Wherever the word "this" shows up in a line, please copy that line.

===== Data excerpts =====

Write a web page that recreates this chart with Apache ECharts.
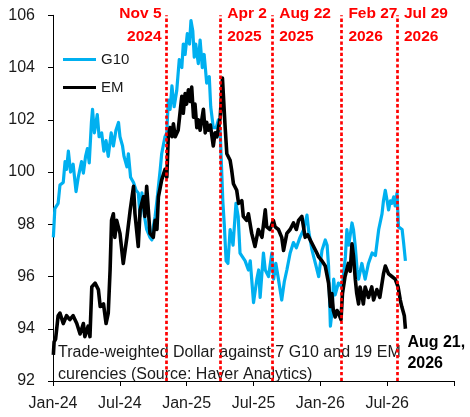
<!DOCTYPE html>
<html>
<head>
<meta charset="utf-8">
<script src="https://cdn.jsdelivr.net/npm/echarts@6/dist/echarts.min.js"></script>
<style>
html,body{margin:0;padding:0;background:#fff;}
#chart{width:470px;height:417px;}
</style>
</head>
<body>
<div id="chart"></div>
<script>
// ---- Data ----
const xTickLabels = ['Jan-24','Jul-24','Jan-25','Jul-25','Jan-26','Jul-26',''];
const yTicks = {min: 92, max: 106, step: 2};

const g10Dates = ['2024-01-02','2024-01-06','2024-01-15','2024-01-20','2024-01-29','2024-02-03','2024-02-07','2024-02-12','2024-02-18','2024-02-25','2024-03-04','2024-03-10','2024-03-19','2024-03-24','2024-03-30','2024-04-04','2024-04-09','2024-04-15','2024-04-18','2024-04-23','2024-05-01','2024-05-06','2024-05-13','2024-05-19','2024-05-25','2024-05-31','2024-06-08','2024-06-14','2024-06-21','2024-06-28','2024-07-02','2024-07-09','2024-07-13','2024-07-21','2024-07-25','2024-07-31','2024-08-08','2024-08-15','2024-08-21','2024-08-26','2024-08-31','2024-09-07','2024-09-13','2024-09-22','2024-09-27','2024-10-01','2024-10-06','2024-10-11','2024-10-20','2024-10-24','2024-11-02','2024-11-07','2024-11-11','2024-11-16','2024-11-21','2024-11-27','2024-12-04','2024-12-11','2024-12-18','2024-12-22','2024-12-27','2025-01-02','2025-01-08','2025-01-12','2025-01-17','2025-01-21','2025-01-25','2025-02-01','2025-02-06','2025-02-12','2025-02-17','2025-02-24','2025-03-03','2025-03-07','2025-03-14','2025-03-22','2025-03-28','2025-04-02','2025-04-09','2025-04-13','2025-04-18','2025-04-23','2025-04-29','2025-05-07','2025-05-15','2025-05-21','2025-05-26','2025-06-09','2025-06-18','2025-06-23','2025-07-02','2025-07-11','2025-07-16','2025-07-20','2025-07-29','2025-08-03','2025-08-12','2025-08-21','2025-08-26','2025-09-01','2025-09-08','2025-09-17','2025-09-24','2025-10-01','2025-10-10','2025-10-19','2025-10-27','2025-11-06','2025-11-16','2025-11-25','2025-11-30','2025-12-09','2025-12-18','2025-12-27','2026-01-05','2026-01-14','2026-01-19','2026-01-23','2026-01-28','2026-02-01','2026-02-06','2026-02-10','2026-02-19','2026-03-01','2026-03-10','2026-03-14','2026-03-19','2026-03-28','2026-04-01','2026-04-06','2026-04-11','2026-04-15','2026-04-24','2026-05-03','2026-05-12','2026-05-22','2026-05-31','2026-06-09','2026-06-18','2026-06-22','2026-06-27','2026-07-02','2026-07-06','2026-07-11','2026-07-15','2026-07-20','2026-07-24','2026-07-29','2026-08-02','2026-08-12','2026-08-16','2026-08-21'];
const g10Values = [97.5,98.6,98.8,99.5,99.6,100.4,100.1,100.8,100.0,100.3,99.25,99.8,100.4,99.96,100.6,100.9,100.35,101.9,102.4,101.5,102.2,101.35,101.5,100.8,101.2,100.6,101.5,101.0,101.6,101.9,101.35,101.0,100.6,100.2,100.7,99.8,99.6,99.3,99.2,98.3,99.2,98.3,97.8,97.5,97.4,97.9,98.3,98.9,100.1,100.7,101.35,101.5,102.75,102.4,103.3,102.5,103.1,104.3,104.0,104.9,104.5,105.3,104.9,105.8,105.4,104.4,104.9,104.15,105.05,104.0,104.5,103.4,103.65,102.5,101.7,101.7,102.0,101.5,98.9,98.0,96.6,96.5,97.8,97.2,98.8,98.3,96.9,96.6,96.25,96.6,95.0,95.9,96.25,95.2,96.9,96.25,96.0,96.9,95.9,96.5,95.9,95.1,95.8,96.25,96.9,97.3,97.1,97.5,97.8,98.35,97.7,97.0,96.5,96.0,97.0,97.4,97.2,96.4,94.1,94.6,95.9,95.3,95.75,95.6,96.75,97.8,97.2,98.05,97.8,97.15,96.25,95.9,96.5,95.9,96.5,96.9,96.8,97.8,98.4,98.9,99.3,98.9,98.55,98.9,98.8,99.05,98.7,99.2,97.9,97.8,97.3,96.6];

const emDates = ['2024-01-02','2024-01-04','2024-01-08','2024-01-15','2024-01-20','2024-01-29','2024-02-07','2024-02-16','2024-02-25','2024-03-06','2024-03-15','2024-03-24','2024-03-28','2024-04-06','2024-04-11','2024-04-16','2024-04-25','2024-05-04','2024-05-09','2024-05-18','2024-05-25','2024-05-31','2024-06-05','2024-06-09','2024-06-14','2024-06-18','2024-06-23','2024-07-02','2024-07-11','2024-07-21','2024-07-30','2024-08-08','2024-08-12','2024-08-21','2024-08-26','2024-09-04','2024-09-08','2024-09-13','2024-09-22','2024-10-01','2024-10-06','2024-10-11','2024-10-15','2024-10-24','2024-11-02','2024-11-07','2024-11-11','2024-11-16','2024-11-21','2024-11-25','2024-11-30','2024-12-08','2024-12-18','2024-12-22','2024-12-27','2024-12-31','2025-01-05','2025-01-10','2025-01-14','2025-01-19','2025-01-23','2025-01-28','2025-02-01','2025-02-06','2025-02-15','2025-02-20','2025-02-24','2025-02-28','2025-03-06','2025-03-14','2025-03-19','2025-03-24','2025-04-02','2025-04-08','2025-04-15','2025-04-20','2025-04-29','2025-05-03','2025-05-08','2025-05-17','2025-05-22','2025-05-31','2025-06-04','2025-06-13','2025-06-18','2025-06-27','2025-07-06','2025-07-15','2025-07-25','2025-08-03','2025-08-07','2025-08-16','2025-08-25','2025-08-30','2025-09-08','2025-09-17','2025-09-22','2025-10-01','2025-10-10','2025-10-19','2025-10-27','2025-11-02','2025-11-11','2025-11-20','2025-11-27','2025-12-04','2025-12-13','2025-12-22','2025-12-27','2026-01-05','2026-01-14','2026-01-23','2026-01-28','2026-02-01','2026-02-05','2026-02-10','2026-02-15','2026-02-19','2026-02-26','2026-03-02','2026-03-09','2026-03-18','2026-03-23','2026-03-28','2026-04-01','2026-04-06','2026-04-10','2026-04-15','2026-04-19','2026-04-24','2026-04-28','2026-05-03','2026-05-12','2026-05-21','2026-05-26','2026-06-04','2026-06-12','2026-06-22','2026-06-27','2026-07-06','2026-07-15','2026-07-24','2026-08-01','2026-08-07','2026-08-11','2026-08-16','2026-08-18','2026-08-21'];
const emValues = [93.0,93.5,93.6,94.5,94.6,94.2,94.5,94.35,94.5,94.2,93.8,94.2,93.7,94.1,93.7,95.6,95.75,95.5,94.85,94.95,94.2,94.6,96.25,98.15,98.4,97.5,98.15,97.65,96.5,97.5,98.55,99.45,98.4,97.15,98.55,99.05,98.3,99.45,97.65,97.5,98.15,97.8,99.05,99.7,100.1,99.8,101.35,101.7,101.35,101.85,101.35,101.6,102.9,102.25,103.0,102.6,103.15,102.7,103.25,102.1,102.6,101.7,102.0,101.6,102.4,101.5,101.9,101.6,101.8,101.0,101.5,101.35,102.1,103.6,101.8,100.7,100.45,100.1,99.55,99.3,98.8,98.9,98.3,98.15,98.4,97.65,97.15,97.8,97.5,98.55,97.9,97.8,98.15,97.9,97.8,97.5,97.0,97.65,97.8,98.05,97.8,98.15,98.3,97.5,97.6,97.4,97.15,96.9,96.75,96.6,96.4,95.75,94.85,95.35,94.7,94.45,94.7,94.6,94.35,95.35,96.0,96.5,96.2,97.25,96.8,95.9,95.35,94.95,95.6,95.3,94.95,95.6,95.2,95.6,95.1,95.5,95.2,96.1,96.4,96.1,96.0,95.9,95.6,95.1,94.85,94.6,94.5,94.0];

const eventDates = ['2024-11-05','2025-04-02','2025-08-22','2026-02-27','2026-07-29'];
const eventLabels = ['Nov 5\n2024','Apr 2\n2025','Aug 22\n2025','Feb 27\n2026','Jul 29\n2026'];
const endLabel = 'Aug 21,\n2026';
const noteText = 'Trade-weighted Dollar against 7 G10 and 19 EM\ncurencies (Source: Haver Analytics)';
const axisStart = '2024-01-01';

// ---- Helpers ----
const START = Date.parse(axisStart);
const dayOf = d => (Date.parse(d) - START) / 86400000;
const HALF_YEAR = 182.625;
const FONT = '"Liberation Sans", Arial, sans-serif';

const chart = echarts.init(document.getElementById('chart'), null, {renderer: 'canvas'});

chart.setOption({
  animation: false,
  backgroundColor: '#ffffff',
  grid: {left: 53, right: 16, top: 15.3, bottom: 36, containLabel: false},
  legend: {
    data: [{name: 'G10', icon: 'rect'}, {name: 'EM', icon: 'rect'}],
    orient: 'vertical',
    left: 63, top: 52, padding: 0,
    itemWidth: 33, itemHeight: 3.2, itemGap: 13,
    textStyle: {fontSize: 15, color: '#1a1a1a', fontFamily: FONT},
    selectedMode: false
  },
  xAxis: {
    type: 'value',
    min: 0, max: HALF_YEAR * (xTickLabels.length - 1), interval: HALF_YEAR,
    axisLine: {show: true, lineStyle: {color: '#000', width: 1}},
    axisTick: {show: true, inside: false, length: 5, lineStyle: {color: '#000'}},
    splitLine: {show: false},
    axisLabel: {
      fontSize: 16, color: '#1a1a1a', fontFamily: FONT, margin: 15,
      formatter: v => xTickLabels[Math.round(v / HALF_YEAR)] || ''
    }
  },
  yAxis: {
    type: 'value',
    min: yTicks.min, max: yTicks.max, interval: yTicks.step,
    axisLine: {show: true, lineStyle: {color: '#000', width: 1}},
    axisTick: {show: true, inside: false, length: 5, lineStyle: {color: '#000'}},
    splitLine: {show: false},
    axisLabel: {fontSize: 16, color: '#1a1a1a', fontFamily: FONT, margin: 18}
  },
  series: [
    {
      name: 'G10', type: 'line', symbol: 'none', z: 2,
      data: g10Dates.map((d, i) => [dayOf(d), g10Values[i]]),
      lineStyle: {color: '#00B0F0', width: 3.2, join: 'round'},
      itemStyle: {color: '#00B0F0'}
    },
    {
      name: 'EM', type: 'line', symbol: 'none', z: 3,
      data: emDates.map((d, i) => [dayOf(d), emValues[i]]),
      lineStyle: {color: '#000000', width: 3.6, join: 'round'},
      itemStyle: {color: '#000000'}
    },
    {
      name: 'events', type: 'line', data: [], z: 5,
      markLine: {
        silent: true, symbol: ['none', 'none'], animation: false,
        label: {show: false},
        lineStyle: {color: '#FF0000', width: 2.7, type: [3.3, 2.4]},
        data: eventDates.map(d => ({xAxis: dayOf(d)}))
      }
    }
  ]
});

// ---- Annotations positioned through the axis scale ----
const graphics = [];
eventDates.forEach((d, i) => {
  const px = chart.convertToPixel({xAxisIndex: 0}, dayOf(d));
  const left = i !== 0;
  graphics.push({
    type: 'text', z: 10,
    x: left ? px + 7 : px - 4.5, y: 2.5,
    style: {
      text: eventLabels[i], fill: '#FF0000',
      font: 'bold 15.5px ' + FONT, lineHeight: 22.5,
      align: left ? 'left' : 'right', verticalAlign: 'top'
    }
  });
});
const lastX = chart.convertToPixel({xAxisIndex: 0}, dayOf(emDates[emDates.length - 1]));
graphics.push({
  type: 'text', z: 10, x: lastX + 2, y: 332.4,
  style: {text: endLabel, fill: '#000', font: 'bold 16px ' + FONT, lineHeight: 20.6, align: 'left', verticalAlign: 'top'}
});
graphics.push({
  type: 'text', z: 0, zlevel: 0, x: 58, y: 341.5,
  style: {text: noteText, fill: '#1a1a1a', font: '16px ' + FONT, lineHeight: 22.3, align: 'left', verticalAlign: 'top'}
});
chart.setOption({graphic: graphics});
</script>
</body>
</html>
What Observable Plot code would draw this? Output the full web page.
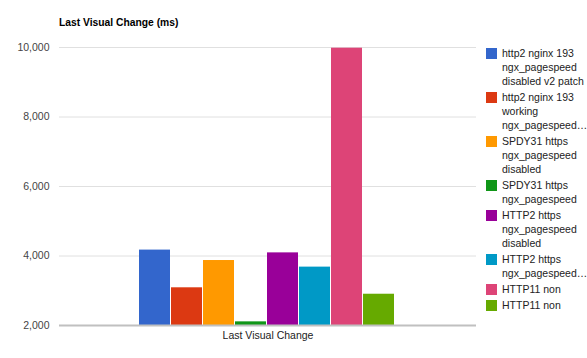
<!DOCTYPE html>
<html>
<head>
<meta charset="utf-8">
<script src="https://cdn.jsdelivr.net/npm/d3@7"></script>
<script src="https://cdn.jsdelivr.net/npm/@observablehq/plot@0.6"></script>
<style>
  html, body { margin: 0; padding: 0; background: #fff; }
  #wrap { position: relative; width: 587px; height: 358px; font-family: Arial, "Liberation Sans", sans-serif; }
  #title { position: absolute; left: 59px; top: 17px; font-size: 10.3px; font-weight: bold; color: #000; white-space: nowrap; }
  #legend { position: absolute; left: 486px; top: 46px; width: 100px; font-size: 10.5px; color: #222; }
  .item { display: flex; align-items: flex-start; margin-bottom: 2px; }
  .sw { width: 11px; height: 11px; flex: none; margin-top: 1.5px; margin-right: 5px; }
  .lbl { line-height: 14px; }
  svg { position: absolute; left: 0; top: 0; }
</style>
</head>
<body>
<div id="wrap">
  <div id="title"></div>
  <div id="legend"></div>
</div>
<script>
const title = "Last Visual Change (ms)";
const category = "Last Visual Change";
const seriesNames = [
  "http2 nginx 193 ngx_pagespeed disabled v2 patch",
  "http2 nginx 193 working ngx_pagespeed enabled",
  "SPDY31 https ngx_pagespeed disabled",
  "SPDY31 https ngx_pagespeed",
  "HTTP2 https ngx_pagespeed disabled",
  "HTTP2 https ngx_pagespeed enabled",
  "HTTP11 non",
  "HTTP11 non "
];
const legendLabels = [
  "http2 nginx 193<br>ngx_pagespeed<br>disabled v2 patch",
  "http2 nginx 193<br>working<br>ngx_pagespeed…",
  "SPDY31 https<br>ngx_pagespeed<br>disabled",
  "SPDY31 https<br>ngx_pagespeed",
  "HTTP2 https<br>ngx_pagespeed<br>disabled",
  "HTTP2 https<br>ngx_pagespeed…",
  "HTTP11 non",
  "HTTP11 non"
];
const values = [4170, 3085, 3870, 2105, 4090, 3680, 9980, 2900];
const colors = ["#3366cc", "#dc3912", "#ff9900", "#109618", "#990099", "#0099c6", "#dd4477", "#66aa00"];
const yTicks = [2000, 4000, 6000, 8000, 10000];
const yDomain = [2000, 10000];

const data = seriesNames.map((s, i) => ({series: s, value: values[i], category}));

document.getElementById("title").textContent = title;
const legend = document.getElementById("legend");
legendLabels.forEach((l, i) => {
  const d = document.createElement("div");
  d.className = "item";
  d.innerHTML = `<div class="sw" style="background:${colors[i]}"></div><div class="lbl">${l}</div>`;
  legend.appendChild(d);
});

const fmt = d3.format(",");
const chart = Plot.plot({
  width: 587,
  height: 358,
  marginLeft: 59,
  marginRight: 111,
  marginTop: 47,
  marginBottom: 33,
  style: {fontFamily: "Arial, 'Liberation Sans', sans-serif", fontSize: "10.5px", background: "transparent"},
  x: {type: "band", domain: seriesNames, range: [138.3, 395.7], padding: 0.03, axis: null},
  y: {domain: yDomain, ticks: yTicks, tickFormat: fmt, label: null},
  color: {domain: seriesNames, range: colors},
  marks: [
    Plot.gridY(yTicks, {stroke: "#e0e0e0", strokeOpacity: 1, strokeWidth: 1}),
    Plot.axisY(yTicks, {tickSize: 0, tickPadding: 10, tickFormat: fmt, label: null, fill: "#444"}),
    Plot.barY(data, {x: "series", y1: yDomain[0], y2: "value", fill: "series"}),
    Plot.ruleY([yDomain[0]], {stroke: "#c0c0c0", strokeWidth: 2}),
    Plot.text([category], {text: d => d, frameAnchor: "bottom", dy: 13, fill: "#222", fontSize: 10.5})
  ]
});
document.getElementById("wrap").appendChild(chart);
</script>
</body>
</html>
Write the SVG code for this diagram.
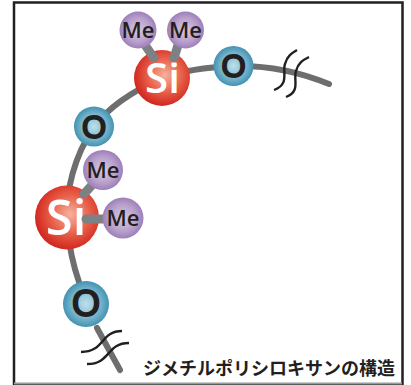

=====

### Answer to the exercise
Write a web page that recreates this chart with Apache ECharts.
What Observable Plot code would draw this? Output the full web page.
Write the SVG code for this diagram.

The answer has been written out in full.